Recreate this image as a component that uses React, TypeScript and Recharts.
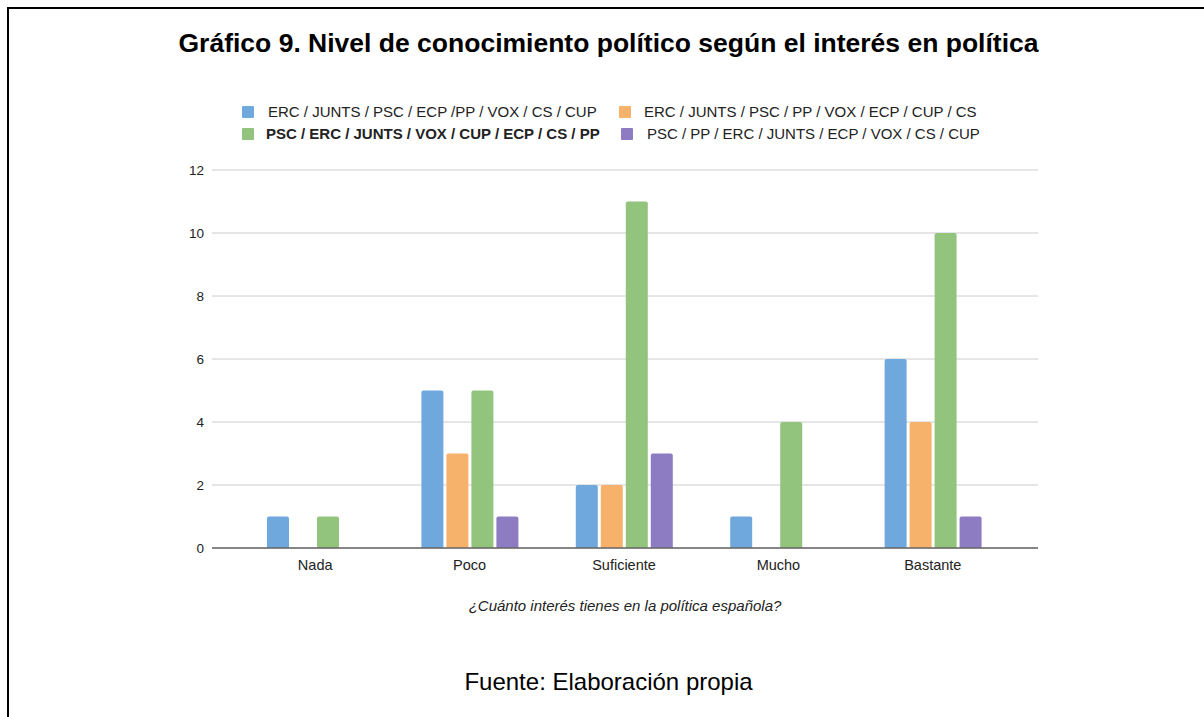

---

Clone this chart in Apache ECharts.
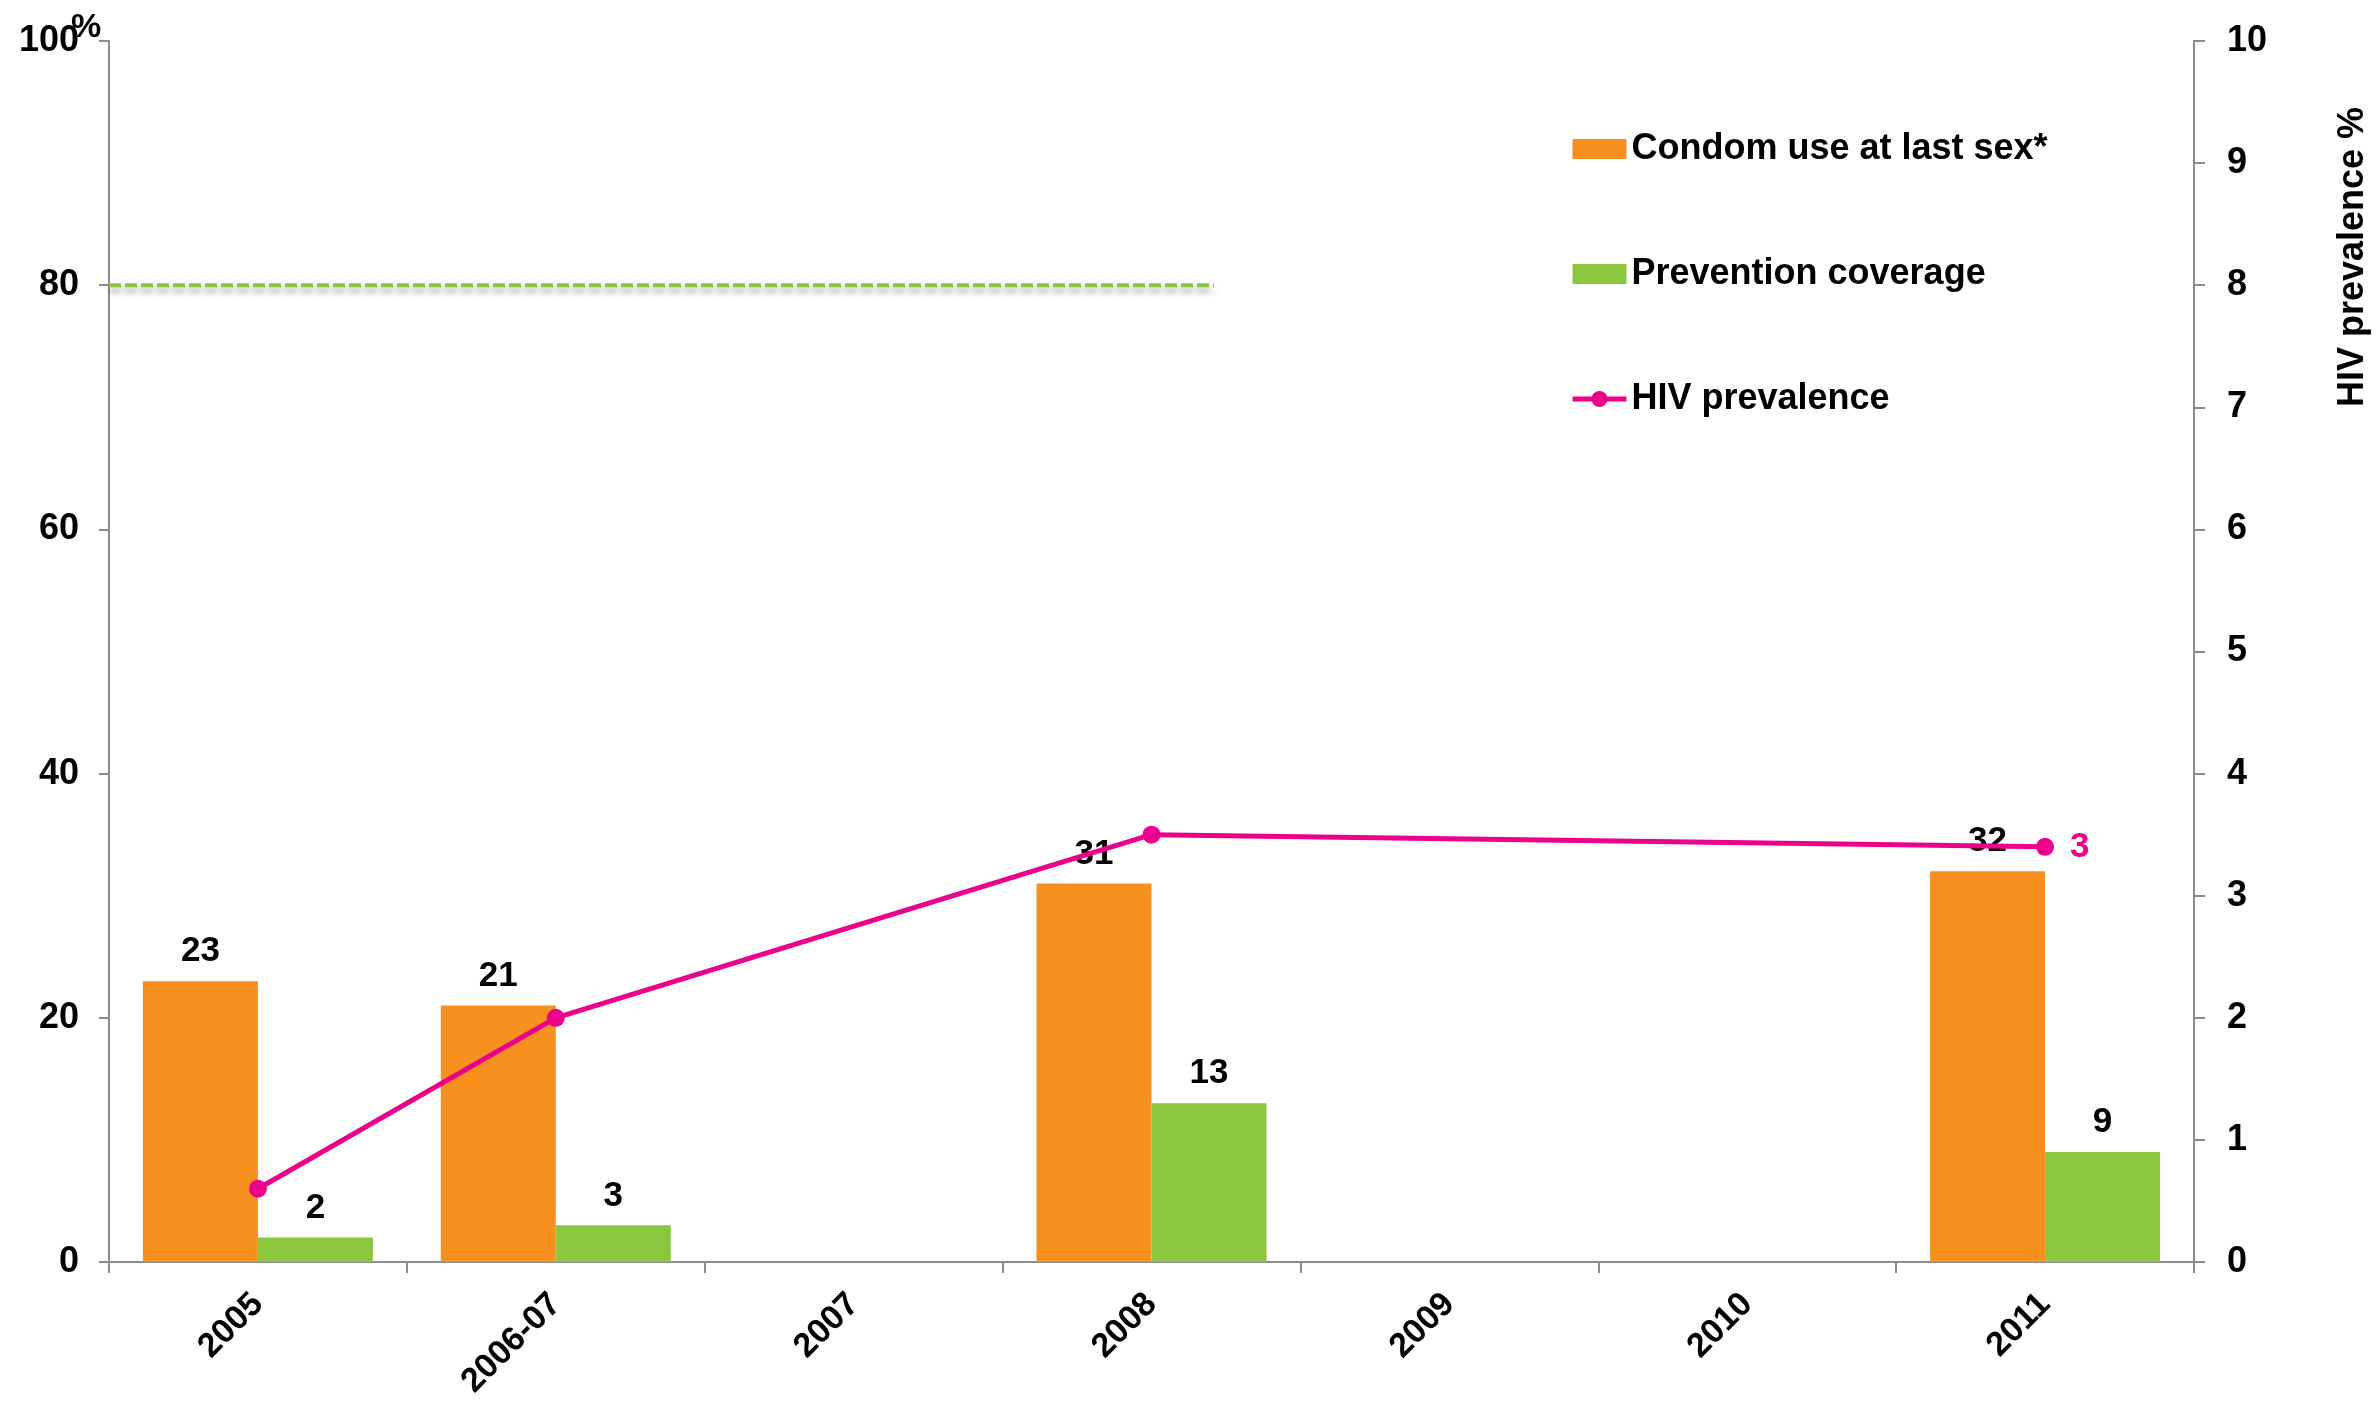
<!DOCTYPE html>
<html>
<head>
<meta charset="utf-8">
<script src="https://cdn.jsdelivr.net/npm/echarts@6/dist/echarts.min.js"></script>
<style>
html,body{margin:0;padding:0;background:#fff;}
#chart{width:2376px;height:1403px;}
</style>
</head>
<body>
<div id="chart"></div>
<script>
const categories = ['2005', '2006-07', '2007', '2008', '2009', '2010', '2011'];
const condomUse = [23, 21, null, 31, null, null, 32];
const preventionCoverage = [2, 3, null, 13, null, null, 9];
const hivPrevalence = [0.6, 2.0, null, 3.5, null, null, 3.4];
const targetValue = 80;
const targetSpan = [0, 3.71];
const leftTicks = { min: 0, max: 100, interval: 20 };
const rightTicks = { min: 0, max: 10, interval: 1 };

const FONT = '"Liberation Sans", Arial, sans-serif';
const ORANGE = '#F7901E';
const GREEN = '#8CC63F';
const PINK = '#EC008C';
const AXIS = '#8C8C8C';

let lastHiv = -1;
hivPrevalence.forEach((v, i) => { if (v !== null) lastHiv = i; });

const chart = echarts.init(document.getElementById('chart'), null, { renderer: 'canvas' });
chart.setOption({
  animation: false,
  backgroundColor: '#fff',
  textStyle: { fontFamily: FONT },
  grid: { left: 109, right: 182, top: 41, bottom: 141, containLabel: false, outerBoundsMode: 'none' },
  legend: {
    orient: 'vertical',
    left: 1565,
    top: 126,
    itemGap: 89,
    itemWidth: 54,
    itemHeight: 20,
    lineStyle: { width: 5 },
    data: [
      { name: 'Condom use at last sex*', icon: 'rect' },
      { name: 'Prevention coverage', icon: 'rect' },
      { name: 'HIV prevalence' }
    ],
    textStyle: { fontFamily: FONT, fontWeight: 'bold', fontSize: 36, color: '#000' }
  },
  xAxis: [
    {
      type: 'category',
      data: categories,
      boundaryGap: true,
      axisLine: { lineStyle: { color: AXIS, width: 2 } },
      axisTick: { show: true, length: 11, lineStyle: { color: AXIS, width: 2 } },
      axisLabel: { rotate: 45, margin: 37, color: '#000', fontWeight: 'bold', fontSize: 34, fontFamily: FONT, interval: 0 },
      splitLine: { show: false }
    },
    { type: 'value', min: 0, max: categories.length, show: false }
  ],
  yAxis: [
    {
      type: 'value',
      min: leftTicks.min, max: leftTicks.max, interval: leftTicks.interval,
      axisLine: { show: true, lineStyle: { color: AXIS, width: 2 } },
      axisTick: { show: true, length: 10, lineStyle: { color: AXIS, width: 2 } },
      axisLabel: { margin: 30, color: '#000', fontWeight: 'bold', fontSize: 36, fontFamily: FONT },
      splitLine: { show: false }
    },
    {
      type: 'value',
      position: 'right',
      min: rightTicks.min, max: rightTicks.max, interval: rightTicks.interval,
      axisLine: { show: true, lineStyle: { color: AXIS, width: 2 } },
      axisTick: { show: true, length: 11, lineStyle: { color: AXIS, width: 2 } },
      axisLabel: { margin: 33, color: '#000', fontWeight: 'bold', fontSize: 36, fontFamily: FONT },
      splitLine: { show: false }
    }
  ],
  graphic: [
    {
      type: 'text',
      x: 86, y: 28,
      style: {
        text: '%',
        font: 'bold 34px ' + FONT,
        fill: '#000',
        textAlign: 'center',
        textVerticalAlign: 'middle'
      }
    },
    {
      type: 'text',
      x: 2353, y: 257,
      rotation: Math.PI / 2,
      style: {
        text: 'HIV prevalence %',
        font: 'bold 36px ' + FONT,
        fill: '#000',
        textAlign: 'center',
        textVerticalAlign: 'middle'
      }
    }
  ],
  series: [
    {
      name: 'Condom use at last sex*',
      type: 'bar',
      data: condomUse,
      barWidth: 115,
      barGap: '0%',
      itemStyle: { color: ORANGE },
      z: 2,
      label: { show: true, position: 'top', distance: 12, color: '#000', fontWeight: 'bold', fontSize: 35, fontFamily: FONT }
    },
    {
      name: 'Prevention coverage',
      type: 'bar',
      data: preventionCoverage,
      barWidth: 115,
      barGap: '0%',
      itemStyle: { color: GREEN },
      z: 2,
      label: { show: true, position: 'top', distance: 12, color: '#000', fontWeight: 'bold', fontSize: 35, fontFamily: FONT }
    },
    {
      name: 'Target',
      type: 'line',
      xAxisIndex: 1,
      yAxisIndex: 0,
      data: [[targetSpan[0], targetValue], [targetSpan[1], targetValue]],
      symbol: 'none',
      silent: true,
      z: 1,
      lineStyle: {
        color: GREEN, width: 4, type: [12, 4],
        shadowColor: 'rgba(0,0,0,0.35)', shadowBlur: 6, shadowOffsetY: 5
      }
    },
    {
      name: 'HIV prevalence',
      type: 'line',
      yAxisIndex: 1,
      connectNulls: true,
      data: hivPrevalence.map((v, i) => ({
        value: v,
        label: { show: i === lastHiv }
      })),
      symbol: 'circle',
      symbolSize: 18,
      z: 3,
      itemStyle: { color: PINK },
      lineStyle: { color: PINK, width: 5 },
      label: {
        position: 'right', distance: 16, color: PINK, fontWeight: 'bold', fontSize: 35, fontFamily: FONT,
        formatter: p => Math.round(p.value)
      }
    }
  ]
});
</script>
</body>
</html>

◆ TASK REQUIREMENTS: Skip all pictures. Output only the lines from the one containing "Clone this chart in Apache ECharts." to the one containing "hivPrevalence.forEach((v, i) =>", both lines included.

◆ FINISHED TASK:
Clone this chart in Apache ECharts.
<!DOCTYPE html>
<html>
<head>
<meta charset="utf-8">
<script src="https://cdn.jsdelivr.net/npm/echarts@6/dist/echarts.min.js"></script>
<style>
html,body{margin:0;padding:0;background:#fff;}
#chart{width:2376px;height:1403px;}
</style>
</head>
<body>
<div id="chart"></div>
<script>
const categories = ['2005', '2006-07', '2007', '2008', '2009', '2010', '2011'];
const condomUse = [23, 21, null, 31, null, null, 32];
const preventionCoverage = [2, 3, null, 13, null, null, 9];
const hivPrevalence = [0.6, 2.0, null, 3.5, null, null, 3.4];
const targetValue = 80;
const targetSpan = [0, 3.71];
const leftTicks = { min: 0, max: 100, interval: 20 };
const rightTicks = { min: 0, max: 10, interval: 1 };

const FONT = '"Liberation Sans", Arial, sans-serif';
const ORANGE = '#F7901E';
const GREEN = '#8CC63F';
const PINK = '#EC008C';
const AXIS = '#8C8C8C';

let lastHiv = -1;
hivPrevalence.forEach((v, i) => { if (v !== null) lastHiv = i; });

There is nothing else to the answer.